DIRECTION
Count the lines that include the string "image", and give only that number.

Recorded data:

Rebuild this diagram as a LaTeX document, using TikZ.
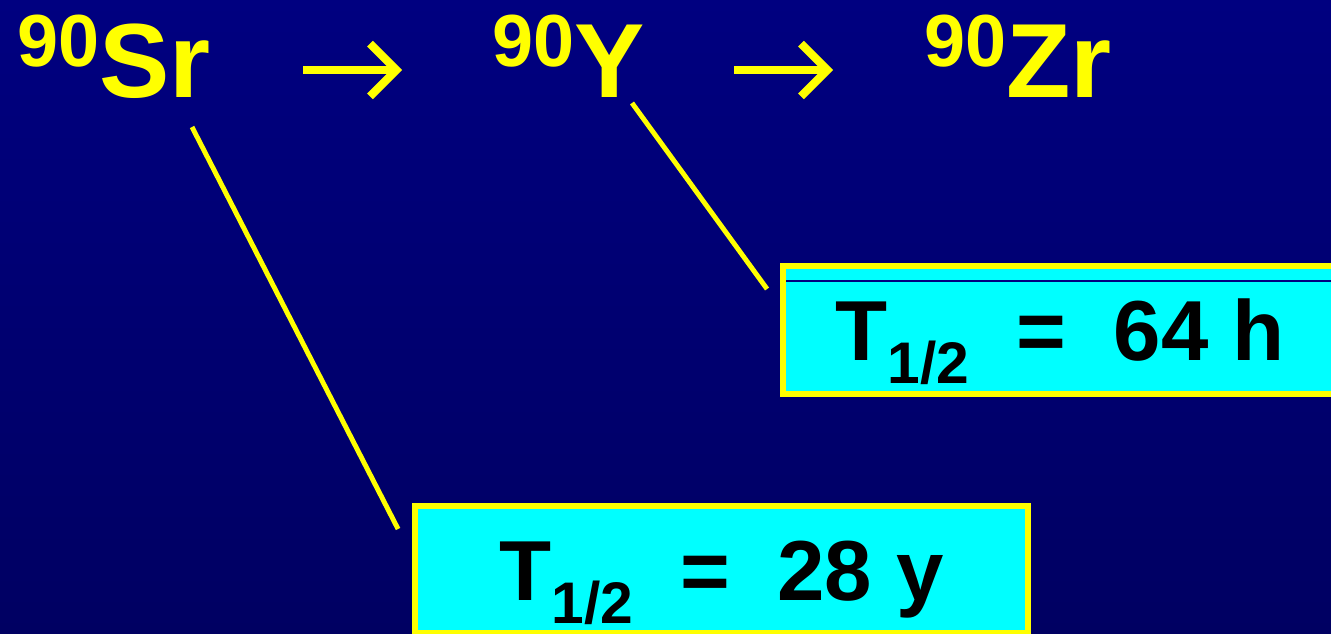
\documentclass[tikz,border=0pt]{standalone}
\usepackage{fontspec}
\setmainfont{Liberation Sans}
\usepackage{tikz}
\usetikzlibrary{arrows.meta}
\definecolor{slidebg}{RGB}{0,0,128}
\definecolor{slidebgdark}{RGB}{0,0,98}
\definecolor{labelyellow}{RGB}{255,255,0}
\definecolor{boxcyan}{RGB}{0,255,255}
\newcommand{\nuc}[2]{{\fontsize{42pt}{42pt}\selectfont\raisebox{17.5pt}{#1}}#2}
\newcommand{\halflife}[1]{T\raisebox{-13pt}{\fontsize{33.4pt}{34pt}\selectfont 1/2}~~=~~#1}

\begin{document}
\begin{tikzpicture}[x=0.02cm, y=-0.02cm,
  nuclide/.style={anchor=base west, inner sep=0pt, text=labelyellow, font=\fontsize{60pt}{60pt}\selectfont\bfseries},
  decay/.style={draw=labelyellow, line width=4.6pt, -{Straight Barb[length=15pt, width=30pt]}},
  leader/.style={draw=labelyellow, line width=2.8pt},
  halfbox/.style={draw=labelyellow, fill=boxcyan, line width=3.4pt, inner sep=0pt, outer sep=0pt,
    text height=35.1pt, text depth=0pt, font=\fontsize{48.5pt}{49pt}\selectfont\bfseries}]
\clip (0,0) rectangle (1331,633);
\shade[top color=slidebg, bottom color=slidebgdark] (0,0) rectangle (1331,633);

% decay chain
\node[nuclide] (sr) at (17,97)  {\nuc{90}{Sr}};
\node[nuclide] (y)  at (492,97) {\nuc{90}{Y}};
\node[nuclide] (zr) at (924,97) {\nuc{90}{Zr}};
\draw[decay] ([shift={(286,-27)}]sr.base west) -- ([shift={(-90,-27)}]y.base west);
\draw[decay] ([shift={(242,-27)}]y.base west) -- ([shift={(-91,-27)}]zr.base west);

% half-lives
\node[halfbox, minimum width=11.08cm, minimum height=2.56cm] (t64) at (1060,330) {\halflife{64~h}};
\node[halfbox, minimum width=12.26cm, minimum height=2.54cm] (t28) at (721.5,569.5) {\halflife{28~y}};
\draw[slidebg, line width=0.6pt] ([shift={(3,15)}]t64.north west) -- ([shift={(0,15)}]t64.north east);

\draw[leader] ([shift={(175,30)}]sr.base west) -- ([shift={(-17,23)}]t28.north west);
\draw[leader] ([shift={(140,6)}]y.base west) -- ([shift={(-16,23)}]t64.north west);
\end{tikzpicture}
\end{document}
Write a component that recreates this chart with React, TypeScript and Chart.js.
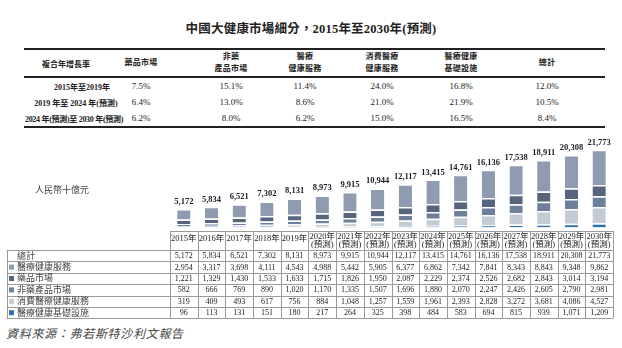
import React, { useEffect, useRef } from "react";
import { Chart, registerables } from "chart.js";

Chart.register(...registerables);

// ---------- DATA ----------
const years = ["2015年", "2016年", "2017年", "2018年", "2019年", "2020年", "2021年", "2022年", "2023年", "2024年", "2025年", "2026年", "2027年", "2028年", "2029年", "2030年"];
const forecastStartIndex = 5; // 2020 onward labelled (預測)
const forecastNote = "(預測)";

const totals = [5172, 5834, 6521, 7302, 8131, 8973, 9915, 10944, 12117, 13415, 14761, 16136, 17538, 18911, 20308, 21773];
const healthServices = [2954, 3317, 3698, 4111, 4543, 4988, 5442, 5905, 6377, 6862, 7342, 7841, 8343, 8843, 9348, 9862];
const pharma = [1221, 1329, 1430, 1533, 1633, 1715, 1826, 1950, 2087, 2229, 2374, 2526, 2682, 2843, 3014, 3194];
const nonPharma = [582, 666, 769, 890, 1020, 1170, 1335, 1507, 1696, 1880, 2070, 2247, 2426, 2605, 2790, 2981];
const consumer = [319, 409, 493, 617, 756, 884, 1048, 1257, 1559, 1961, 2393, 2828, 3272, 3681, 4086, 4527];
const infra = [96, 113, 131, 151, 180, 217, 264, 325, 398, 484, 583, 694, 815, 939, 1071, 1209];

const seriesNames = ["醫療健康服務", "藥品市場", "非藥產品市場", "消費醫療健康服務", "醫療健康基礎設施"];
const totalLabel = "總計";

const title = "中國大健康市場細分，2015年至2030年(預測)";
const unitLabel = "人民幣十億元";
const sourceText = "資料來源：弗若斯特沙利文報告";

const cagrHeader = "複合年增長率";
const cagrColumns = ["藥品市場", "非藥\n產品市場", "醫療\n健康服務", "消費醫療\n健康服務", "醫療健康\n基礎設施", "總計"];
const cagrPeriods = ["2015年至2019年", "2019 年至 2024 年(預測)", "2024 年(預測)至 2030 年(預測)"];
const cagrPharma = ["7.5%", "6.4%", "6.2%"];
const cagrNonPharma = ["15.1%", "13.0%", "8.0%"];
const cagrHealthServices = ["11.4%", "8.6%", "6.2%"];
const cagrConsumer = ["24.0%", "21.0%", "15.0%"];
const cagrInfra = ["16.8%", "21.9%", "16.5%"];
const cagrTotal = ["12.0%", "10.5%", "8.4%"];

// ---------- STYLE ----------
const colors = {
  healthServices: "#8e9bb1",
  pharma: "#56657d",
  nonPharma: "#6c7f9b",
  consumer: "#c3cbd5",
  infra: "#2f6fae",
};
const serif = '"Liberation Serif", "Noto Sans CJK TC", serif';
const fmt = (v: number) => v.toLocaleString("en-US");

const CANVAS_TOP = 130;
const CANVAS_H = 190;

const tablePlugin = {
  id: "tablePlugin",
  afterDraw(chart: any) {
    const { ctx, chartArea, scales } = chart;
    const x = scales.x;
    const n = years.length;
    const colW = (chartArea.right - chartArea.left) / n;
    ctx.save();

    // totals above bars
    const topMeta = chart.getDatasetMeta(chart.data.datasets.length - 1);
    ctx.fillStyle = "#1a1a2a";
    ctx.font = `bold 8.5px ${serif}`;
    ctx.textAlign = "center";
    ctx.textBaseline = "bottom";
    topMeta.data.forEach((bar: any, i: number) => {
      ctx.fillText(fmt(totals[i]), bar.x, bar.y - 3);
    });

    // unit label
    ctx.fillStyle = "#444";
    ctx.font = `9px ${serif}`;
    ctx.textAlign = "left";
    ctx.textBaseline = "middle";
    ctx.fillText(unitLabel, 35, 191 - CANVAS_TOP);

    // data table
    const headTop = 101;
    const headBottom = 120;
    const rowH = 11.4;
    const rows = [totals, healthServices, pharma, nonPharma, consumer, infra];
    const rowLabels = [totalLabel, ...seriesNames];
    const swatches = [null, colors.healthServices, colors.pharma, colors.nonPharma, colors.consumer, colors.infra];
    const tableLeft = 6.5;
    const gridLeft = chartArea.left;
    const gridRight = chartArea.right;
    const tableBottom = headBottom + rowH * rows.length;

    ctx.strokeStyle = "#9a9a9a";
    ctx.lineWidth = 1;
    const hline = (x1: number, x2: number, y: number) => {
      ctx.beginPath();
      ctx.moveTo(x1, Math.round(y) + 0.5);
      ctx.lineTo(x2, Math.round(y) + 0.5);
      ctx.stroke();
    };
    const vline = (xx: number, y1: number, y2: number) => {
      ctx.beginPath();
      ctx.moveTo(Math.round(xx) + 0.5, y1);
      ctx.lineTo(Math.round(xx) + 0.5, y2);
      ctx.stroke();
    };
    hline(gridLeft, gridRight, headTop);
    hline(tableLeft, gridRight, headBottom);
    for (let r = 1; r <= rows.length; r++) hline(tableLeft, gridRight, headBottom + rowH * r);
    vline(tableLeft, headBottom, tableBottom);
    for (let i = 0; i <= n; i++) {
      const xx = i < n ? x.getPixelForValue(i) - colW / 2 : x.getPixelForValue(n - 1) + colW / 2;
      vline(xx, headTop, tableBottom);
    }

    // header years
    ctx.fillStyle = "#222";
    ctx.textAlign = "center";
    ctx.textBaseline = "middle";
    ctx.font = `8.5px ${serif}`;
    years.forEach((yr, i) => {
      const cx = x.getPixelForValue(i);
      if (i >= forecastStartIndex) {
        ctx.fillText(yr, cx, headTop + 5.5);
        ctx.fillText(forecastNote, cx, headTop + 14);
      } else {
        ctx.fillText(yr, cx, headTop + 7.5);
      }
    });

    // rows
    rows.forEach((vals, r) => {
      const cy = headBottom + rowH * (r + 0.5);
      ctx.font = `8px ${serif}`;
      ctx.textAlign = "center";
      ctx.fillStyle = "#222";
      vals.forEach((v, i) => ctx.fillText(fmt(v), x.getPixelForValue(i), cy + 0.5));
      ctx.textAlign = "left";
      ctx.fillStyle = "#444";
      ctx.font = `9px ${serif}`;
      const sw = swatches[r];
      if (sw) {
        ctx.fillStyle = sw;
        ctx.fillRect(9, cy - 2.5, 5, 5);
        ctx.fillStyle = "#444";
      }
      ctx.fillText(rowLabels[r], 17, cy + 0.5);
    });

    ctx.restore();
  },
};

function ChartBlock() {
  const ref = useRef<HTMLCanvasElement | null>(null);
  useEffect(() => {
    if (!ref.current) return;
    const border = { top: 1.5, left: 0, right: 0, bottom: 0 };
    const chart = new Chart(ref.current, {
      type: "bar",
      data: {
        labels: years,
        datasets: [
          { label: seriesNames[4], data: infra, backgroundColor: colors.infra, borderColor: "#fff", borderWidth: border },
          { label: seriesNames[3], data: consumer, backgroundColor: colors.consumer, borderColor: "#fff", borderWidth: border },
          { label: seriesNames[2], data: nonPharma, backgroundColor: colors.nonPharma, borderColor: "#fff", borderWidth: border },
          { label: seriesNames[1], data: pharma, backgroundColor: colors.pharma, borderColor: "#fff", borderWidth: border },
          { label: seriesNames[0], data: healthServices, backgroundColor: colors.healthServices, borderColor: "#fff", borderWidth: border },
        ],
      },
      options: {
        animation: false,
        responsive: false,
        maintainAspectRatio: false,
        layout: { padding: { left: 170, right: 9, top: 10, bottom: 92.5 } },
        plugins: { legend: { display: false }, tooltip: { enabled: false } },
        datasets: { bar: { categoryPercentage: 1, barPercentage: 0.48 } } as any,
        scales: {
          x: { stacked: true, display: false },
          y: { stacked: true, display: false, min: 0, max: 24500 },
        },
      } as any,
      plugins: [tablePlugin],
    });
    return () => chart.destroy();
  }, []);
  return (
    <canvas
      ref={ref}
      width={622}
      height={CANVAS_H}
      style={{ position: "absolute", left: 0, top: CANVAS_TOP, width: 622, height: CANVAS_H }}
    />
  );
}

const cagrColX = [66, 141, 231, 305, 382, 461, 547];
const cagrRowY = [86, 102, 118];
const cagrRowLabelX = [82, 76, 74];
const cagrValues = [cagrPharma, cagrNonPharma, cagrHealthServices, cagrConsumer, cagrInfra, cagrTotal];

function Centered({ x, y, children, style }: any) {
  return (
    <div
      style={{
        position: "absolute",
        left: x - 150,
        top: y,
        width: 300,
        textAlign: "center",
        transform: "translateY(-50%)",
        whiteSpace: "pre",
        ...style,
      }}
    >
      {children}
    </div>
  );
}

export default function App() {
  const rule = (y: number) => (
    <div style={{ position: "absolute", left: 24, width: 581, top: y, height: 2, background: "#222" }} />
  );
  return (
    <div
      style={{
        position: "absolute",
        left: 0,
        top: 0,
        width: 622,
        height: 348,
        background: "#fff",
        fontFamily: serif,
        color: "#222",
        overflow: "hidden",
      }}
    >
      <Centered x={311} y={27} style={{ fontSize: 12.5, fontWeight: 700, letterSpacing: 0.2 }}>
        {title}
      </Centered>
      {rule(48)}
      {rule(76)}
      {rule(126)}
      <Centered x={cagrColX[0]} y={63} style={{ fontSize: 8, fontWeight: 700 }}>
        {cagrHeader}
      </Centered>
      {cagrColumns.map((c, i) => (
        <Centered key={c} x={cagrColX[i + 1]} y={63} style={{ fontSize: 8, fontWeight: 700, lineHeight: "12px", letterSpacing: 0.3 }}>
          {c}
        </Centered>
      ))}
      {cagrPeriods.map((p, r) => (
        <Centered key={p} x={cagrRowLabelX[r]} y={cagrRowY[r]} style={{ fontSize: 8, fontWeight: 700, letterSpacing: r === 2 ? -0.3 : 0 }}>
          {p}
        </Centered>
      ))}
      {cagrValues.map((col, i) =>
        col.map((v, r) => (
          <Centered key={i + "-" + r} x={cagrColX[i + 1]} y={cagrRowY[r]} style={{ fontSize: 9 }}>
            {v}
          </Centered>
        ))
      )}
      <ChartBlock />
      <div
        style={{
          position: "absolute",
          left: 6,
          top: 333,
          transform: "translateY(-50%)",
          fontSize: 12,
          fontStyle: "italic",
          letterSpacing: 0.7,
          color: "#444",
          whiteSpace: "nowrap",
        }}
      >
        {sourceText}
      </div>
    </div>
  );
}
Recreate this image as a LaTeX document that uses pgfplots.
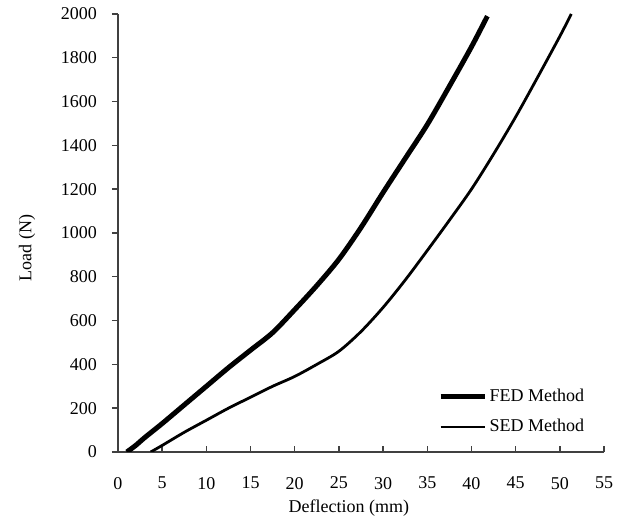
\documentclass[border=0pt]{standalone}
\usepackage{fontspec}
\setmainfont{Liberation Serif}
\usepackage{pgfplots}
\pgfplotsset{compat=1.18}

\pgfplotstableread{
x y
1.0 0
2.0 30
3.0 65
5.0 130
7.5 215
10.0 300
12.5 385
15.0 465
17.5 545
20.0 650
22.5 760
25.0 880
27.5 1025
30.0 1185
32.5 1340
35.0 1495
37.5 1670
40.0 1850
41.8 1990
}\fed

\pgfplotstableread{
x y
3.7 0
5.0 30
7.5 90
10.0 145
12.5 200
15.0 250
17.5 300
20.0 345
22.5 400
25.0 460
27.5 550
30.0 660
32.5 785
35.0 920
37.5 1058
40.0 1200
42.5 1360
45.0 1530
47.5 1712
50.0 1898
51.3 2000
}\sed

\begin{document}
\begin{tikzpicture}[font=\fontsize{9}{11}\selectfont]
\begin{axis}[
  scale only axis, width=243pt, height=219pt,
  xmin=0, xmax=55, ymin=0, ymax=2000,
  axis lines*=left, axis line style={line width=0.7pt, black!75},
  xtick={0,5,...,55}, ytick={0,200,...,2000},
  tick align=outside, major tick length=3pt,
  tick style={line width=0.7pt, black!75},
  major x tick style={yshift=3pt},
  /pgf/number format/assume math mode=true,
  /pgf/number format/1000 sep={},
  xticklabel style={yshift=-6pt},
  yticklabel style={xshift=-4pt},
  xlabel={Deflection (mm)}, ylabel={Load (N)},
  xlabel style={at={(axis description cs:0.475,-0.128)}, anchor=center},
  ylabel style={at={(axis description cs:-0.187,0.466)}, anchor=center, rotate=0},
  legend cell align=left,
  legend image code/.code={\draw[#1] (0pt,0pt) -- (22pt,0pt);},
  legend style={draw=none, fill=none, at={(axis description cs:0.658,0.0915)},
    anchor=west, inner sep=0pt, row sep=5pt,
    nodes={inner sep=1.2pt}},
]
\addplot[black, line width=2.5pt, smooth] table[x=x, y=y] {\fed};
\addlegendentry{FED Method}
\addplot[black, line width=1.4pt, smooth] table[x=x, y=y] {\sed};
\addlegendentry{SED Method}
\end{axis}
\pgfresetboundingbox
\path (current axis.south west) ++(-59pt,-35pt) rectangle ([xshift=10.5pt, yshift=7pt]current axis.north east);
\end{tikzpicture}
\end{document}
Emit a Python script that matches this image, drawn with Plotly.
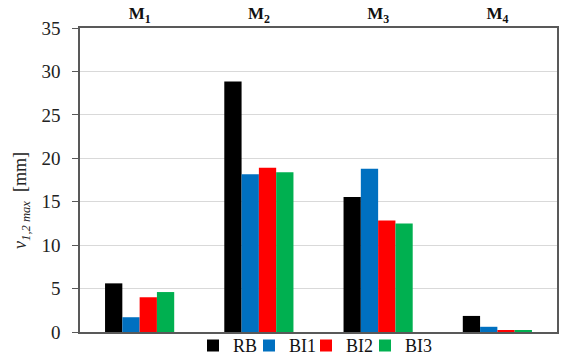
import plotly.graph_objects as go

categories = ['<b>M<sub>1</sub></b>', '<b>M<sub>2</sub></b>', '<b>M<sub>3</sub></b>', '<b>M<sub>4</sub></b>']
rb = [5.6, 28.85, 15.55, 1.85]
bi1 = [1.7, 18.15, 18.8, 0.6]
bi2 = [4.0, 18.9, 12.85, 0.2]
bi3 = [4.6, 18.4, 12.5, 0.2]

series = [('RB', rb, '#000000'), ('BI1', bi1, '#0070C0'),
          ('BI2', bi2, '#FF0000'), ('BI3', bi3, '#00B050')]
# left edge (in window pixels) of each legend entry, Excel-style evenly spread row
legend_left = [193, 249, 306, 365]

serif = 'Liberation Serif'
W, H = 561, 358

fig = go.Figure()
legends = {}
for i, (name, vals, color) in enumerate(series):
    lg = 'legend' if i == 0 else f'legend{i + 1}'
    fig.add_trace(go.Bar(x=categories, y=vals, name=name, legend=lg,
                         marker=dict(color=color, line=dict(width=0))))
    legends[lg] = dict(orientation='h', x=legend_left[i] / W, xanchor='left', xref='container',
                       y=0.086, yanchor='top', yref='container',
                       font=dict(family=serif, size=18, color='#111111'), itemwidth=30,
                       bgcolor='rgba(0,0,0,0)')

fig.update_layout(
    width=W, height=H,
    margin=dict(l=80, r=4, t=28, b=26, autoexpand=False),
    paper_bgcolor='white', plot_bgcolor='white',
    font=dict(family=serif, size=16, color='#222222'),
    barmode='group', bargap=0.42, bargroupgap=0,
    showlegend=True,
    # y title as a rotated annotation so it can sit a bit below the plot centre, like the original
    annotations=[dict(text='<i>v<sub>1,2 max</sub></i>\u00a0\u00a0[mm]', textangle=-90,
                      xref='paper', yref='paper', x=-0.124, y=0.434,
                      xanchor='center', yanchor='middle', showarrow=False,
                      font=dict(family=serif, size=18, color='#222222'))],
    **legends,
)
fig.update_xaxes(side='top', showline=True, linecolor='#595959', linewidth=1.5, mirror=True,
                 ticks='', tickfont=dict(family=serif, size=17, color='#111111'), showgrid=False,
                 automargin=False)
fig.update_yaxes(range=[0, 35], dtick=5, showline=True, linecolor='#595959', linewidth=1.5,
                 mirror=True, ticks='outside', ticklen=6, tickcolor='#595959',
                 ticklabelstandoff=8,
                 gridcolor='#D9D9D9', gridwidth=1, zeroline=False, automargin=False,
                 tickfont=dict(family=serif, size=19, color='#222222'))

# page has a default body margin; drop it so the figure sits at the window's corner
fig.write_html('out.html', config={'displayModeBar': False},
               post_script="document.body.style.margin='0';document.body.style.overflow='hidden';")
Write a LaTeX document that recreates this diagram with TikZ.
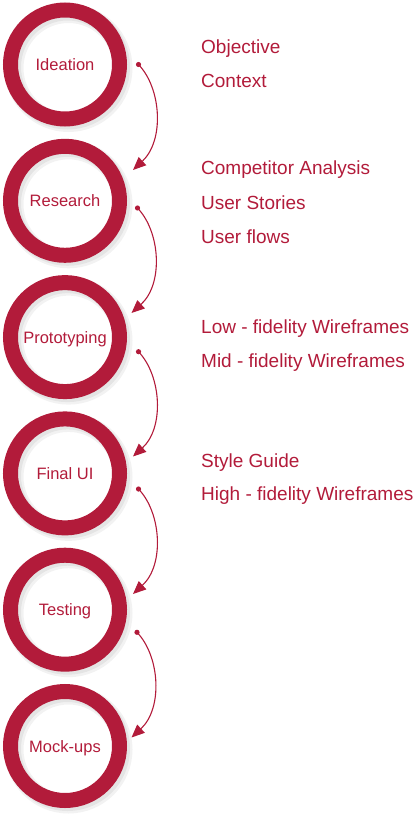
\documentclass[tikz,border=0pt]{standalone}
\usepackage{fontspec}
\setmainfont{Liberation Sans}
\usetikzlibrary{arrows.meta,calc}
\definecolor{crim}{HTML}{B21B3A}
\begin{document}
\begin{tikzpicture}[x=1pt,y=-1pt,
  ring/.style={circle,draw=crim,line width=15pt,minimum size=109pt,inner sep=0pt,
    text=crim,font=\fontsize{16.5}{18}\selectfont,text height=12pt,text depth=0pt},
  item/.style={anchor=base west,inner sep=0pt,text=crim,font=\fontsize{19}{22}\selectfont},
  flow/.style={draw=crim,line width=1.1pt,-{Triangle[length=13pt,width=11pt]}},
  dotpt/.style={fill=crim}]
\useasboundingbox (0,0) rectangle (413,821);
% shadows
\foreach \cy in {64.5,200.8,337.1,473.4,609.7,746} {
  \draw[black,opacity=0.05,line width=19pt] (68.5,\cy+3.5) circle (54.5);
  \draw[black,opacity=0.06,line width=16pt] (67.5,\cy+2.5) circle (54.5);
}
\node[ring] (c1) at (65,64.5) {Ideation};
\node[ring] (c2) at (65,200.8) {Research};
\node[ring] (c3) at (65,337.1) {Prototyping};
\node[ring] (c4) at (65,473.4) {Final UI};
\node[ring] (c5) at (65,609.7) {Testing};
\node[ring] (c6) at (65,746) {Mock-ups};
% connectors
\coordinate (s1) at (138.5,64.5);  \coordinate (e1) at (133,170);
\coordinate (s2) at (137.5,208);   \coordinate (e2) at (131.5,313);
\coordinate (s3) at (138.5,351.7); \coordinate (e3) at (133,456.5);
\coordinate (s4) at (138.5,489);   \coordinate (e4) at (133,594);
\coordinate (s5) at (137,632.3);   \coordinate (e5) at (131.5,737.5);
\foreach \i in {1,...,5} {
  \fill[dotpt] (s\i) circle (2.6);
  \draw[flow] (s\i) .. controls ($(s\i)+(23,24)$) and ($(s\i)+(26,76)$) .. (e\i);
}
% texts
\node[item] (t1) at (201,54) {Objective};
\node[item] (t2) at (201,88) {Context};
\node[item] (t3) at (201,175) {Competitor Analysis};
\node[item] (t4) at (201,209) {User Stories};
\node[item] (t5) at (201,243) {User flows};
\node[item] (t6) at (201,333.5) {Low - fidelity Wireframes};
\node[item] (t7) at (201,367) {Mid - fidelity Wireframes};
\node[item] (t8) at (201,467) {Style Guide};
\node[item] (t9) at (201,500.5) {High - fidelity Wireframes};
\end{tikzpicture}
\end{document}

TASK OUTPUT
3